We are talking about visual culture for quite some time now within this blog, but did you know that fashion also belongs to visual culture? I did not realize this until yesterday. I knew photography is part of visual culture, but fashion is a different sector within it. So let’s look into this in more detail!

Fashion has become an intrinsic part of today’s visual culture. Magazines, glossies and women’s journals cannot exist without fashion. But on the same time, fashion cannot exist without these just mentioned media. The media has played a crucial role in shaping fashion into the cultural phenomenon as it is now. But let us go back to the roots..

..Since the invention of photography, TV, films and most importantly the internet, we have shifted from a verbal culture to a visual culture. ‘We are living in a culture of images, a society of the spectacle, a world of semblances and simulacra.’ (Mitchell, 1995) The visual culture of this time is both omnipresent, so to be found everywhere, as complex. And it is getting more and more complex because of new technologies. The image does not stand on itself anymore, but it is usually integrated with text and music. This also counts for fashion. A fashion photograph is now accompanied by a text or a capture and a fashion show is not the same, interesting show without music.

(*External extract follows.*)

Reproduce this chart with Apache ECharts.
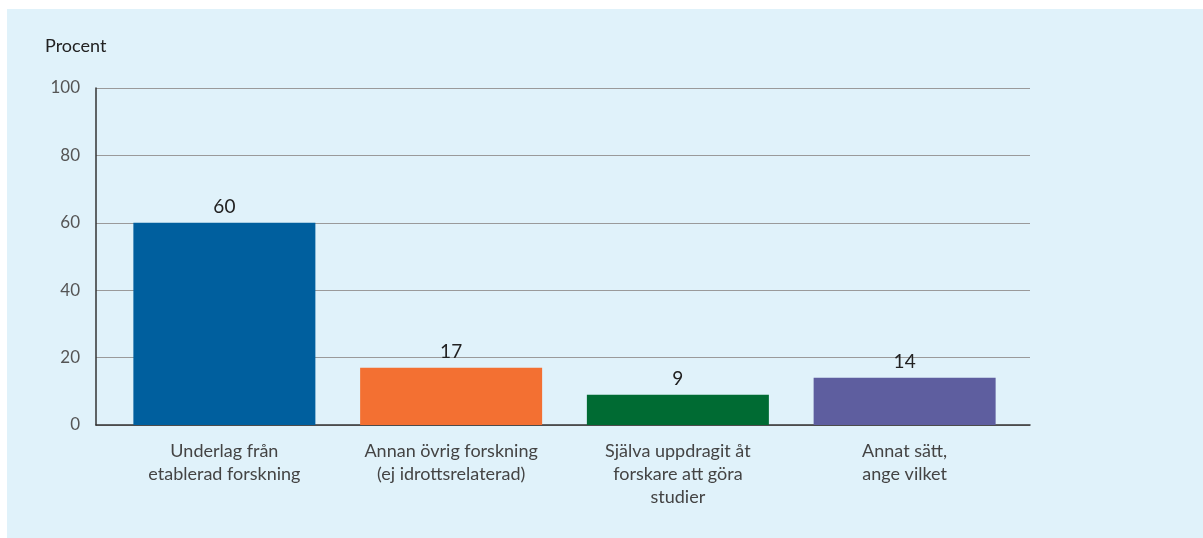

When I was talking with somebody who is organizing international fashion shows he also mentioned that it is so nice to see that every designer is bringing his own culture to the event. You can see it in their designs as well as their habits. Because of this, a unique experience is added to the event.

Not only the art form of fashion says something about culture. The commercial aspect is as important as well. Maybe this is even more important, since you experience this in daily life. People in Africa are dressing completely different then us, just because of their cultural habits. So, when looking at all these facts, it is actually quite logical that fashion belongs to visual culture.

Visual culture is everywhere around you!